Frank
2009-08-29
Dave, I appreciate both your and Kay’s comments and suggestions on my last comment. Right now, I am expanding and editing my comments on Colossians 3:15-17, as suggested by Kay, which I hope to post to Mike’s website later today or tomorrow night. And thanks, Dave. for the reminder of how Mike is likely to follow Grudem’s view of mutual submission, or in this case, mutual ministry. That is something else I plan to incorporate in the revised version of my comments on Col. 3:15-17, using material from Alan F. Johnson’s article in the Priscilla Papers, “A Christian Understanding of Submission: A Nonhierarchical-Complementarian Viewpoint.”
In the above article, Johnson discusses a book that I believe will prove troublesome for complementarians. It is by a British NT scholar, Gregory Dawes, entitled THE BODY IN QUESTION: METAPHOR AND MEANING IN THE INTERPRETATION OF EPHESIANS 5:21-33. Now as Johnson points out, egalitarians with find that they strongly disagree with some points of this author’s arguemts, but the book is still of great value.
The first thing Dawes does in this book is demonstrate is that in NT Greek, kephale is what is linguists describe as a “live metaphor,” which has a plurality of meanings that can only be determined by its contextual usage. So according to Dawes, because of its context, Col. 2:10 b is correctly translated, “[Christ] is the head over every power and authority,” while Eph. 4:15, because of its context, speaks of Christ as the unitary source from which the Church receives life and power for its growth and development, hence the translation, “we will in all things grow up into him who is the head, that is, Christ.” However, Dawes criticizes patriarchial-traditionalists for holding that kephale can only mean “authority over,” regardless of the context; and he criticizes egalitarians for refusing to see kephale as potentially meaning “authority over” in Eph. 5:21-33. But it is what Dawes argues about mutual subjection, contrary to Grudem and Piper, that I find most interesting and pertinent to what we are now discussing. Here I quote Johnson:
Dawes also argues that while hypotasso “in itself is not quite synonymous with ‘obedience’ (hypakouo), the two terms are closely associated in 1 Peter 3:5-6…and in Titus 3:1” (p.212). What then, he asks, can be made of the peculiar expression in Eph. 5:21, “be subject to one another” (hypotasso allelois)? Dawes believes that this expression when correctly exegeted means, “mutual subordination,” and that “it helps to undermine the (apparently) ‘patriarchical’ ethic of the following verses” (p. 213)…Finally, is there any reason to restrict the meaning of the word “one another” (as meaning “everyone to everyone”) to mean “some to others” as Grudem and Piper advocate? Dawes argues that the context shows that the exhortation, beginning with Eph. 5:19, where we find a series of five participles (speaking, singing, making melody, giving thanks, and submitting to one another), are all dependent on the command to “be filled with the Spirit” (v.18) and give no reason to believe that any of the five participles are directed to only some Christians and not to others. Furthermore, verse 21, with its call to mutual submission (and from which verse 22 gets its verb), cannot be limited to the relationship between husband and wife, but it must be taken as a general Christian ethic addressed to every believer. Mutual submission applies to all Christians, and it can be applied to Christian married couples also because they too are members of Christ’s Body (Johnson, pp. 14-15).

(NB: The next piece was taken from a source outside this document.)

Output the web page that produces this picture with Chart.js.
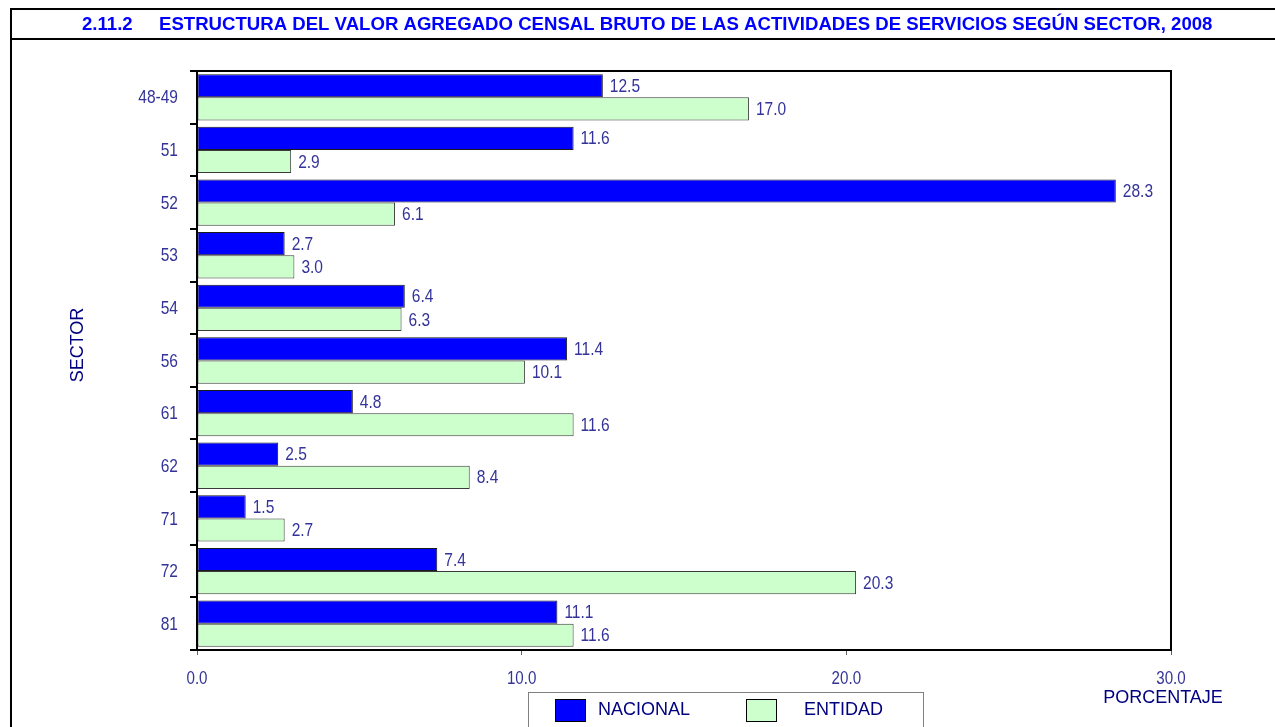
<!DOCTYPE html>
<html>
<head>
<meta charset="utf-8">
<script src="https://cdn.jsdelivr.net/npm/chart.js@4/dist/chart.umd.min.js"></script>
<style>
  html, body { margin: 0; padding: 0; background: #fff; }
  #wrap { width: 1275px; height: 727px; position: relative; }
</style>
</head>
<body>
<div id="wrap"><canvas id="c" width="1275" height="727"></canvas></div>
<script>
// Sector codes (SCIAN) and percentage shares of gross census value added
const sectores = ['48-49', '51', '52', '53', '54', '56', '61', '62', '71', '72', '81'];
const nacional = [12.5, 11.6, 28.3, 2.7, 6.4, 11.4, 4.8, 2.5, 1.5, 7.4, 11.1];
const entidad  = [17.0, 2.9, 6.1, 3.0, 6.3, 10.1, 11.6, 8.4, 2.7, 20.3, 11.6];
const xTicks   = [0, 10, 20, 30];

const TITLE_NUM = '2.11.2';
const TITLE_TXT = 'ESTRUCTURA DEL VALOR AGREGADO CENSAL BRUTO DE LAS ACTIVIDADES DE SERVICIOS SEGÚN SECTOR, 2008';

const LABEL_COLOR = '#333399';
const AXIS_TITLE_COLOR = '#000080';

// Condensed digits, as used for tick and value labels
function narrowText(ctx, text, x, y, align, size, color) {
  ctx.save();
  ctx.font = size + 'px "Liberation Sans", Arial, sans-serif';
  ctx.fillStyle = color;
  ctx.textAlign = align;
  ctx.textBaseline = 'middle';
  ctx.translate(x, y);
  ctx.scale(0.84, 1);
  ctx.fillText(text, 0, 0);
  ctx.restore();
}

const decorPlugin = {
  id: 'decor',
  afterDraw(chart) {
    const ctx = chart.ctx;
    const a = chart.chartArea;
    const xs = chart.scales.x, ys = chart.scales.y;

    // Outer frame and title band
    ctx.save();
    ctx.strokeStyle = '#000';
    ctx.lineWidth = 2;
    ctx.beginPath();
    ctx.moveTo(11, 727); ctx.lineTo(11, 9); ctx.lineTo(1276, 9);
    ctx.moveTo(11, 39); ctx.lineTo(1276, 39);
    ctx.stroke();
    ctx.restore();

    ctx.save();
    ctx.font = 'bold 18.6px "Liberation Sans", Arial, sans-serif';
    ctx.fillStyle = '#0000FF';
    ctx.textBaseline = 'middle';
    ctx.textAlign = 'left';
    ctx.fillText(TITLE_NUM, 82, 25);
    ctx.fillText(TITLE_TXT, 159, 25);
    ctx.restore();

    // Plot frame (top and right edges)
    ctx.save();
    ctx.strokeStyle = '#000';
    ctx.lineWidth = 2;
    ctx.strokeRect(a.left, a.top, a.right - a.left, a.bottom - a.top);
    ctx.restore();

    // Category labels
    ys.ticks.forEach((t, i) => {
      narrowText(ctx, sectores[i], 178, ys.getPixelForTick(i) + 1, 'right', 18.5, LABEL_COLOR);
    });
    // Value axis labels
    xTicks.forEach(v => {
      narrowText(ctx, v.toFixed(1), xs.getPixelForValue(v), 679, 'center', 18, LABEL_COLOR);
    });

    // Value labels at bar ends
    chart.data.datasets.forEach((ds, di) => {
      const meta = chart.getDatasetMeta(di);
      meta.data.forEach((el, i) => {
        narrowText(ctx, ds.data[i].toFixed(1), el.x + 7, el.y + 1, 'left', 18.5, LABEL_COLOR);
      });
    });

    // Axis titles
    ctx.save();
    ctx.font = '18px "Liberation Sans", Arial, sans-serif';
    ctx.fillStyle = AXIS_TITLE_COLOR;
    ctx.textAlign = 'center';
    ctx.textBaseline = 'middle';
    ctx.fillText('PORCENTAJE', 1163, 698);
    ctx.translate(78, 345);
    ctx.rotate(-Math.PI / 2);
    ctx.fillText('SECTOR', 0, 0);
    ctx.restore();

    // Legend box
    ctx.save();
    ctx.strokeStyle = '#808080';
    ctx.lineWidth = 1;
    ctx.strokeRect(528.5, 692.5, 395, 60);
    const items = [
      { x: 555, tx: 598 },
      { x: 746, tx: 804 }
    ];
    chart.data.datasets.forEach((ds, di) => {
      const it = items[di];
      ctx.fillStyle = ds.backgroundColor;
      ctx.fillRect(it.x, 699, 31, 23);
      ctx.strokeStyle = '#000';
      ctx.strokeRect(it.x + 0.5, 699.5, 30, 22);
      ctx.font = '18px "Liberation Sans", Arial, sans-serif';
      ctx.fillStyle = AXIS_TITLE_COLOR;
      ctx.textAlign = 'left';
      ctx.textBaseline = 'middle';
      ctx.fillText(ds.label, it.tx, 710);
    });
    ctx.restore();
  }
};

new Chart(document.getElementById('c'), {
  type: 'bar',
  data: {
    labels: sectores,
    datasets: [
      {
        label: 'NACIONAL',
        data: nacional,
        backgroundColor: '#0000FF',
        borderColor: '#1a1a1a',
        borderWidth: 1,
        borderSkipped: false,
        categoryPercentage: 0.88,
        barPercentage: 1.0
      },
      {
        label: 'ENTIDAD',
        data: entidad,
        backgroundColor: '#CCFFCC',
        borderColor: '#3a3a3a',
        borderWidth: 1,
        borderSkipped: false,
        categoryPercentage: 0.88,
        barPercentage: 1.0
      }
    ]
  },
  options: {
    indexAxis: 'y',
    responsive: false,
    animation: false,
    devicePixelRatio: 1,
    layout: { padding: { left: 0, right: 104, top: 71, bottom: 0 } },
    plugins: {
      legend: { display: false },
      title: { display: false },
      tooltip: { enabled: false }
    },
    scales: {
      x: {
        type: 'linear',
        min: 0,
        max: 30,
        ticks: { display: false, stepSize: 10 },
        grid: {
          drawOnChartArea: false,
          drawTicks: true,
          tickLength: 5,
          color: '#666',
          lineWidth: 1
        },
        border: { display: true, color: '#000', width: 2 },
        afterFit(scale) { scale.height = 77; }
      },
      y: {
        type: 'category',
        offset: true,
        ticks: { display: false },
        grid: {
          offset: true,
          drawOnChartArea: false,
          drawTicks: true,
          tickLength: 7,
          color: '#000',
          lineWidth: 2
        },
        border: { display: true, color: '#000', width: 2 },
        afterFit(scale) { scale.width = 197; }
      }
    }
  },
  plugins: [decorPlugin]
});
</script>
</body>
</html>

And I think this is a good reply to Grudem’s nonsense regarding mutual submission. But you know, the more I interact with complementarians, the more I am convinced that they regularly violate this principle of biblical interpretation: A text must always be understood, explained and applied within its proper context. Or as I like to say it, “Any text, explained and applied from its proper context, is nothing but a pretext!”